*WHAT YOU ARE ASKED TO DO*
Transcribe the lines below verbatim, skipping the images.

*DATA*
-- -- --

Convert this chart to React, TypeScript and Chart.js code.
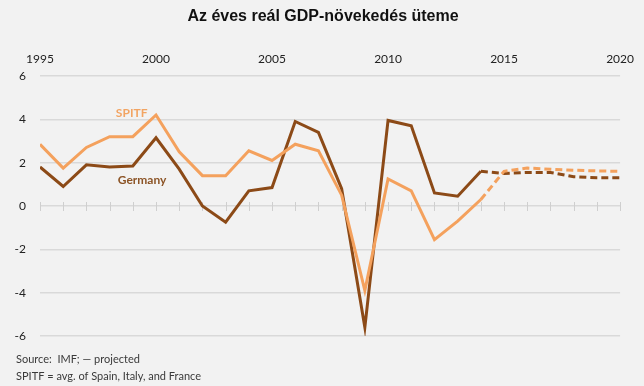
import React, { useEffect, useRef } from "react";
import { Chart, registerables } from "chart.js";

Chart.register(...registerables);

const years = [1995, 1996, 1997, 1998, 1999, 2000, 2001, 2002, 2003, 2004, 2005, 2006, 2007, 2008, 2009, 2010, 2011, 2012, 2013, 2014, 2015, 2016, 2017, 2018, 2019, 2020];
const actualYears = [1995, 1996, 1997, 1998, 1999, 2000, 2001, 2002, 2003, 2004, 2005, 2006, 2007, 2008, 2009, 2010, 2011, 2012, 2013, 2014];
const projYears = [2014, 2015, 2016, 2017, 2018, 2019, 2020];

const germanyActual = [1.8, 0.9, 1.9, 1.8, 1.85, 3.15, 1.7, 0.0, -0.75, 0.7, 0.85, 3.9, 3.4, 0.8, -5.6, 3.95, 3.7, 0.6, 0.45, 1.6];
const germanyProj = [1.6, 1.5, 1.55, 1.55, 1.35, 1.3, 1.3];
const spitfActual = [2.85, 1.75, 2.7, 3.2, 3.2, 4.2, 2.5, 1.4, 1.4, 2.55, 2.1, 2.85, 2.55, 0.5, -3.9, 1.25, 0.7, -1.55, -0.7, 0.3];
const spitfProj = [0.3, 1.6, 1.75, 1.7, 1.65, 1.62, 1.6];

const xTicks = [1995, 2000, 2005, 2010, 2015, 2020];
const yTicks = [-6, -4, -2, 0, 2, 4, 6];

const titleText = "Az éves reál GDP-növekedés üteme";
const footnotes = ["Source:  IMF; — projected", "SPITF = avg. of Spain, Italy, and France"];
const seriesLabels = [
  { text: "SPITF", year: 1998.95, value: 4.3, color: "#f2a462" },
  { text: "Germany", year: 1999.4, value: 1.2, color: "#8c5426" },
];

const GERMANY = "#8c4a17";
const SPITF = "#f4a15d";
const BG = "#f2f2f2";

const toPts = (xs: number[], ys: number[]) => xs.map((x, i) => ({ x, y: ys[i] }));

const decorPlugin = {
  id: "decor",
  beforeDraw(chart: any) {
    const ctx = chart.ctx;
    ctx.save();
    ctx.fillStyle = BG;
    ctx.fillRect(0, 0, chart.width, chart.height);
    ctx.restore();
  },
  beforeDatasetsDraw(chart: any) {
    const ctx = chart.ctx;
    const xs = chart.scales.x;
    const ys = chart.scales.y;
    const y0 = ys.getPixelForValue(0);
    ctx.save();
    ctx.strokeStyle = "#cfcfcf";
    ctx.lineWidth = 1;
    years.forEach((yr) => {
      const px = Math.round(xs.getPixelForValue(yr)) + 0.5;
      ctx.beginPath();
      ctx.moveTo(px, y0 - 4);
      ctx.lineTo(px, y0 + 5);
      ctx.stroke();
    });
    ctx.restore();
  },
  afterDraw(chart: any) {
    const ctx = chart.ctx;
    const xs = chart.scales.x;
    const ys = chart.scales.y;
    ctx.save();
    ctx.fillStyle = "#111";
    ctx.font = "bold 16px 'Liberation Sans', Arial, sans-serif";
    ctx.textAlign = "center";
    ctx.textBaseline = "middle";
    ctx.fillText(titleText, 323, 17);

    ctx.font = "bold 12px Lato, 'Open Sans', sans-serif";
    seriesLabels.forEach((l) => {
      ctx.fillStyle = l.color;
      ctx.fillText(l.text, xs.getPixelForValue(l.year), ys.getPixelForValue(l.value));
    });

    ctx.font = "11px Lato, 'Open Sans', sans-serif";
    ctx.fillStyle = "#3a3a3a";
    ctx.textAlign = "left";
    footnotes.forEach((t, i) => {
      ctx.fillText(t, 16, 359 + i * 17);
    });
    ctx.restore();
  },
};

export default function App() {
  const ref = useRef<HTMLCanvasElement | null>(null);

  useEffect(() => {
    document.body.style.margin = "0";
    document.body.style.background = BG;
    const canvas = ref.current;
    if (!canvas) return;
    const chart = new Chart(canvas, {
      type: "line",
      data: {
        datasets: [
          {
            label: "SPITF",
            data: toPts(actualYears, spitfActual),
            borderColor: SPITF,
            borderWidth: 3,
            pointRadius: 0,
            tension: 0,
          },
          {
            label: "SPITF projected",
            data: toPts(projYears, spitfProj),
            borderColor: SPITF,
            borderWidth: 3,
            borderDash: [7, 4],
            pointRadius: 0,
            tension: 0,
          },
          {
            label: "Germany",
            data: toPts(actualYears, germanyActual),
            borderColor: GERMANY,
            borderWidth: 3,
            pointRadius: 0,
            tension: 0,
          },
          {
            label: "Germany projected",
            data: toPts(projYears, germanyProj),
            borderColor: GERMANY,
            borderWidth: 3,
            borderDash: [7, 4],
            pointRadius: 0,
            tension: 0,
          },
        ],
      },
      options: {
        responsive: false,
        animation: false,
        events: [],
        layout: { padding: { left: 0, right: 22, top: 40, bottom: 50 } },
        plugins: {
          legend: { display: false },
          title: { display: false },
          tooltip: { enabled: false },
        },
        scales: {
          x: {
            type: "linear",
            position: "top",
            min: 1995,
            max: 2020,
            afterFit: (s: any) => {
              s.height = 36;
            },
            afterBuildTicks: (s: any) => {
              s.ticks = xTicks.map((v) => ({ value: v }));
            },
            ticks: {
              callback: (v: any) => String(v),
              color: "#222",
              font: { family: "Lato, 'Open Sans', sans-serif", size: 12 },
              padding: 10,
              maxRotation: 0,
              autoSkip: false,
            },
            grid: { display: false, drawTicks: false },
            border: { display: false },
          },
          y: {
            min: -6,
            max: 6,
            afterFit: (s: any) => {
              s.width = 40;
            },
            afterBuildTicks: (s: any) => {
              s.ticks = yTicks.map((v) => ({ value: v }));
            },
            ticks: {
              callback: (v: any) => String(v),
              color: "#222",
              font: { family: "Lato, 'Open Sans', sans-serif", size: 12 },
              padding: 14,
            },
            grid: { color: "#d9d9d9", lineWidth: 1.5, drawTicks: false },
            border: { display: false },
          },
        },
      },
      plugins: [decorPlugin],
    });
    return () => chart.destroy();
  }, []);

  return (
    <div style={{ width: 644, height: 386, background: BG }}>
      <canvas ref={ref} width={644} height={386} />
    </div>
  );
}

-- -- --

*TASK SOLUTION*
Convert this chart to React, TypeScript and Chart.js code.
import React, { useEffect, useRef } from "react";
import { Chart, registerables } from "chart.js";

Chart.register(...registerables);

const years = [1995, 1996, 1997, 1998, 1999, 2000, 2001, 2002, 2003, 2004, 2005, 2006, 2007, 2008, 2009, 2010, 2011, 2012, 2013, 2014, 2015, 2016, 2017, 2018, 2019, 2020];
const actualYears = [1995, 1996, 1997, 1998, 1999, 2000, 2001, 2002, 2003, 2004, 2005, 2006, 2007, 2008, 2009, 2010, 2011, 2012, 2013, 2014];
const projYears = [2014, 2015, 2016, 2017, 2018, 2019, 2020];

const germanyActual = [1.8, 0.9, 1.9, 1.8, 1.85, 3.15, 1.7, 0.0, -0.75, 0.7, 0.85, 3.9, 3.4, 0.8, -5.6, 3.95, 3.7, 0.6, 0.45, 1.6];
const germanyProj = [1.6, 1.5, 1.55, 1.55, 1.35, 1.3, 1.3];
const spitfActual = [2.85, 1.75, 2.7, 3.2, 3.2, 4.2, 2.5, 1.4, 1.4, 2.55, 2.1, 2.85, 2.55, 0.5, -3.9, 1.25, 0.7, -1.55, -0.7, 0.3];
const spitfProj = [0.3, 1.6, 1.75, 1.7, 1.65, 1.62, 1.6];

const xTicks = [1995, 2000, 2005, 2010, 2015, 2020];
const yTicks = [-6, -4, -2, 0, 2, 4, 6];

const titleText = "Az éves reál GDP-növekedés üteme";
const footnotes = ["Source:  IMF; — projected", "SPITF = avg. of Spain, Italy, and France"];
const seriesLabels = [
  { text: "SPITF", year: 1998.95, value: 4.3, color: "#f2a462" },
  { text: "Germany", year: 1999.4, value: 1.2, color: "#8c5426" },
];

const GERMANY = "#8c4a17";
const SPITF = "#f4a15d";
const BG = "#f2f2f2";

const toPts = (xs: number[], ys: number[]) => xs.map((x, i) => ({ x, y: ys[i] }));

const decorPlugin = {
  id: "decor",
  beforeDraw(chart: any) {
    const ctx = chart.ctx;
    ctx.save();
    ctx.fillStyle = BG;
    ctx.fillRect(0, 0, chart.width, chart.height);
    ctx.restore();
  },
  beforeDatasetsDraw(chart: any) {
    const ctx = chart.ctx;
    const xs = chart.scales.x;
    const ys = chart.scales.y;
    const y0 = ys.getPixelForValue(0);
    ctx.save();
    ctx.strokeStyle = "#cfcfcf";
    ctx.lineWidth = 1;
    years.forEach((yr) => {
      const px = Math.round(xs.getPixelForValue(yr)) + 0.5;
      ctx.beginPath();
      ctx.moveTo(px, y0 - 4);
      ctx.lineTo(px, y0 + 5);
      ctx.stroke();
    });
    ctx.restore();
  },
  afterDraw(chart: any) {
    const ctx = chart.ctx;
    const xs = chart.scales.x;
    const ys = chart.scales.y;
    ctx.save();
    ctx.fillStyle = "#111";
    ctx.font = "bold 16px 'Liberation Sans', Arial, sans-serif";
    ctx.textAlign = "center";
    ctx.textBaseline = "middle";
    ctx.fillText(titleText, 323, 17);

    ctx.font = "bold 12px Lato, 'Open Sans', sans-serif";
    seriesLabels.forEach((l) => {
      ctx.fillStyle = l.color;
      ctx.fillText(l.text, xs.getPixelForValue(l.year), ys.getPixelForValue(l.value));
    });

    ctx.font = "11px Lato, 'Open Sans', sans-serif";
    ctx.fillStyle = "#3a3a3a";
    ctx.textAlign = "left";
    footnotes.forEach((t, i) => {
      ctx.fillText(t, 16, 359 + i * 17);
    });
    ctx.restore();
  },
};

export default function App() {
  const ref = useRef<HTMLCanvasElement | null>(null);

  useEffect(() => {
    document.body.style.margin = "0";
    document.body.style.background = BG;
    const canvas = ref.current;
    if (!canvas) return;
    const chart = new Chart(canvas, {
      type: "line",
      data: {
        datasets: [
          {
            label: "SPITF",
            data: toPts(actualYears, spitfActual),
            borderColor: SPITF,
            borderWidth: 3,
            pointRadius: 0,
            tension: 0,
          },
          {
            label: "SPITF projected",
            data: toPts(projYears, spitfProj),
            borderColor: SPITF,
            borderWidth: 3,
            borderDash: [7, 4],
            pointRadius: 0,
            tension: 0,
          },
          {
            label: "Germany",
            data: toPts(actualYears, germanyActual),
            borderColor: GERMANY,
            borderWidth: 3,
            pointRadius: 0,
            tension: 0,
          },
          {
            label: "Germany projected",
            data: toPts(projYears, germanyProj),
            borderColor: GERMANY,
            borderWidth: 3,
            borderDash: [7, 4],
            pointRadius: 0,
            tension: 0,
          },
        ],
      },
      options: {
        responsive: false,
        animation: false,
        events: [],
        layout: { padding: { left: 0, right: 22, top: 40, bottom: 50 } },
        plugins: {
          legend: { display: false },
          title: { display: false },
          tooltip: { enabled: false },
        },
        scales: {
          x: {
            type: "linear",
            position: "top",
            min: 1995,
            max: 2020,
            afterFit: (s: any) => {
              s.height = 36;
            },
            afterBuildTicks: (s: any) => {
              s.ticks = xTicks.map((v) => ({ value: v }));
            },
            ticks: {
              callback: (v: any) => String(v),
              color: "#222",
              font: { family: "Lato, 'Open Sans', sans-serif", size: 12 },
              padding: 10,
              maxRotation: 0,
              autoSkip: false,
            },
            grid: { display: false, drawTicks: false },
            border: { display: false },
          },
          y: {
            min: -6,
            max: 6,
            afterFit: (s: any) => {
              s.width = 40;
            },
            afterBuildTicks: (s: any) => {
              s.ticks = yTicks.map((v) => ({ value: v }));
            },
            ticks: {
              callback: (v: any) => String(v),
              color: "#222",
              font: { family: "Lato, 'Open Sans', sans-serif", size: 12 },
              padding: 14,
            },
            grid: { color: "#d9d9d9", lineWidth: 1.5, drawTicks: false },
            border: { display: false },
          },
        },
      },
      plugins: [decorPlugin],
    });
    return () => chart.destroy();
  }, []);

  return (
    <div style={{ width: 644, height: 386, background: BG }}>
      <canvas ref={ref} width={644} height={386} />
    </div>
  );
}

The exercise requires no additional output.